[START Collected data]

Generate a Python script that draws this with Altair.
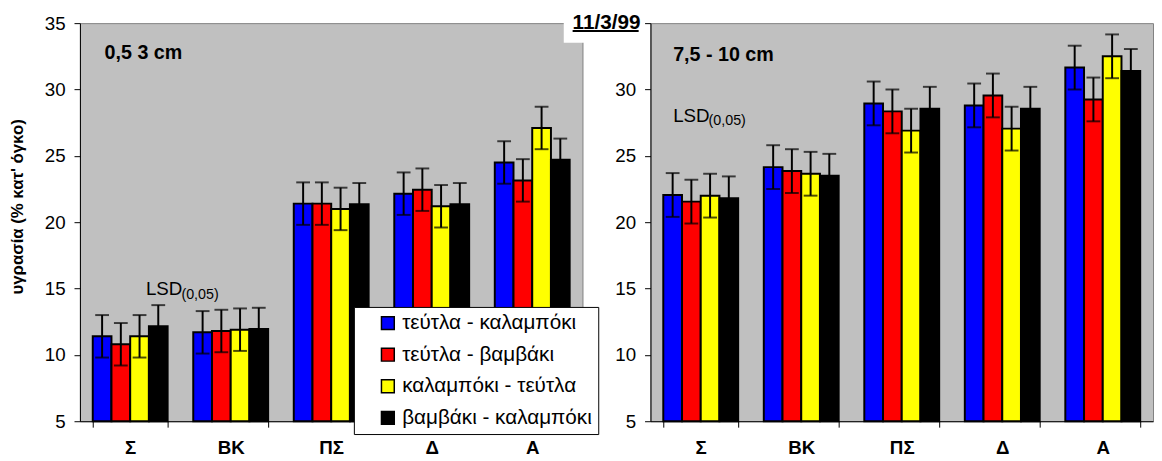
import altair as alt
import pandas as pd

FONT = "Liberation Sans"

categories = ["Σ", "ΒΚ", "ΠΣ", "Δ", "Α"]
series = ["τεύτλα - καλαμπόκι", "τεύτλα - βαμβάκι", "καλαμπόκι - τεύτλα", "βαμβάκι - καλαμπόκι"]
colors = ["#0000FF", "#FF0000", "#FFFF00", "#000000"]

# 0,5 3 cm panel
left_blue = [11.4, 11.7, 21.4, 22.15, 24.5]
left_red = [10.8, 11.8, 21.4, 22.45, 23.15]
left_yellow = [11.4, 11.9, 21.0, 21.2, 27.1]
left_black = [12.15, 11.95, 21.35, 21.35, 24.7]
left_lsd = 1.6

# 7,5 - 10 cm panel
right_blue = [22.05, 24.15, 28.95, 28.8, 31.65]
right_red = [21.55, 23.85, 28.35, 29.55, 29.25]
right_yellow = [22.0, 23.65, 26.9, 27.05, 32.5]
right_black = [21.8, 23.5, 28.55, 28.55, 31.4]
right_lsd = 1.65

y_ticks = [5, 10, 15, 20, 25, 30, 35]


def make_df(cols, lsd):
    rows = []
    for s, vals in zip(series, cols):
        for c, v in zip(categories, vals):
            rows.append({"cat": c, "series": s, "value": v, "lo": v - lsd, "hi": v + lsd})
    return pd.DataFrame(rows)


left_df = make_df([left_blue, left_red, left_yellow, left_black], left_lsd)
right_df = make_df([right_blue, right_red, right_yellow, right_black], right_lsd)

legend = alt.Legend(
    title=None, orient="none", legendX=278, legendY=288,
    fillColor="white", strokeColor="black", padding=6,
    symbolType="square", symbolSize=169, symbolStrokeColor="black",
    symbolStrokeWidth=1.5, symbolOffset=18, labelOffset=4,
    labelFontSize=21, labelFont=FONT, labelColor="black", labelLimit=400,
    rowPadding=10, labelExpr="datum.label + '\u00a0\u00a0\u00a0'",
)


def panel(df, width, y_axis):
    x_enc = alt.X(
        "cat:N", sort=categories,
        scale=alt.Scale(paddingInner=0.255, paddingOuter=0.1275),
        axis=alt.Axis(title=None, labelAngle=0, labelFontWeight="bold", labelFontSize=19,
                      labelFont=FONT, labelColor="black", labelPadding=12, tickSize=6,
                      tickBand="extent", domainColor="black", tickColor="black"),
    )
    xo = alt.XOffset("series:N", sort=series, scale=alt.Scale(paddingInner=0, paddingOuter=0))
    y_scale = alt.Scale(domain=[5, 35], nice=False, zero=False)

    def y(field):
        return alt.Y(field, type="quantitative", scale=y_scale, axis=y_axis)

    base = alt.Chart(df)
    bars = base.mark_bar(stroke="black", strokeWidth=2).encode(
        x=x_enc, xOffset=xo, y=y("value"), y2=alt.datum(5),
        color=alt.Color("series:N", sort=series,
                        scale=alt.Scale(domain=series, range=colors), legend=legend),
    )
    rule = base.mark_rule(color="black", strokeWidth=2).encode(
        x=x_enc, xOffset=xo, y=y("lo"), y2="hi:Q")
    cap_hi = base.mark_tick(color="black", thickness=2, size=14, orient="horizontal").encode(
        x=x_enc, xOffset=xo, y=y("hi"))
    cap_lo = base.mark_tick(color="black", thickness=2, size=14, orient="horizontal").encode(
        x=x_enc, xOffset=xo, y=y("lo"))
    return alt.layer(bars, rule, cap_hi, cap_lo).properties(width=width, height=404)


def label(text, x, y, size, weight="normal"):
    return alt.Chart(pd.DataFrame({"t": [text]})).mark_text(
        align="left", baseline="alphabetic", fontSize=size, fontWeight=weight,
        font=FONT, color="black").encode(text="t:N", x=alt.value(x), y=alt.value(y))


left_axis = alt.Axis(values=y_ticks, title="υγρασία (% κατ' όγκο)", titleFontSize=17,
                     titleFontWeight="bold", titleFont=FONT, titleColor="black",
                     titleAngle=270, titleX=-63, titleY=186, titleAlign="center",
                     titleBaseline="middle", labelFontSize=19, labelFont=FONT,
                     labelColor="black", labelPadding=9, tickSize=6,
                     domainColor="black", tickColor="black", grid=False)
right_axis = alt.Axis(values=y_ticks, title=None, labelFontSize=19, labelFont=FONT,
                      labelColor="black", labelPadding=9, tickSize=6,
                      labelExpr="datum.value == 35 ? '' : datum.label",
                      domainColor="black", tickColor="black", grid=False)

date_box = alt.Chart(pd.DataFrame({"a": [0]})).mark_rect(color="white").encode(
    x=alt.value(491), x2=alt.value(530), y=alt.value(-9), y2=alt.value(20))
date_line = alt.Chart(pd.DataFrame({"a": [0]})).mark_rule(color="black", strokeWidth=2).encode(
    x=alt.value(500), x2=alt.value(567), y=alt.value(8))

left = alt.layer(
    panel(left_df, 510, left_axis),
    label("0,5 3 cm", 25, 36, 20, "bold"),
    label("LSD", 67, 276, 19),
    label("(0,05)", 103, 280, 14.5),
    date_box,
    label("11/3/99", 500, 6, 21, "bold"),
    date_line,
)

right = alt.layer(
    panel(right_df, 510, right_axis),
    label("7,5 - 10 cm", 23, 38, 20, "bold"),
    label("LSD", 23, 100, 19),
    label("(0,05)", 59, 103, 14.5),
)

chart = alt.hconcat(left, right, spacing=69, bounds="flush").resolve_scale(
    color="shared").properties(padding=0).configure(
    font=FONT,
    view=alt.ViewConfig(fill="#C0C0C0", stroke="#808080", strokeWidth=1),
)

chart.save("out.html", embed_options={"renderer": "svg", "actions": False})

[END Collected data]

• [Aim of the task]: The lines from the start of the data through the line that contains "left_lsd = 1.6" are to be returned exactly, please, with both ends included and every picture left out.

• [Final answer]:
Generate a Python script that draws this with Altair.
import altair as alt
import pandas as pd

FONT = "Liberation Sans"

categories = ["Σ", "ΒΚ", "ΠΣ", "Δ", "Α"]
series = ["τεύτλα - καλαμπόκι", "τεύτλα - βαμβάκι", "καλαμπόκι - τεύτλα", "βαμβάκι - καλαμπόκι"]
colors = ["#0000FF", "#FF0000", "#FFFF00", "#000000"]

# 0,5 3 cm panel
left_blue = [11.4, 11.7, 21.4, 22.15, 24.5]
left_red = [10.8, 11.8, 21.4, 22.45, 23.15]
left_yellow = [11.4, 11.9, 21.0, 21.2, 27.1]
left_black = [12.15, 11.95, 21.35, 21.35, 24.7]
left_lsd = 1.6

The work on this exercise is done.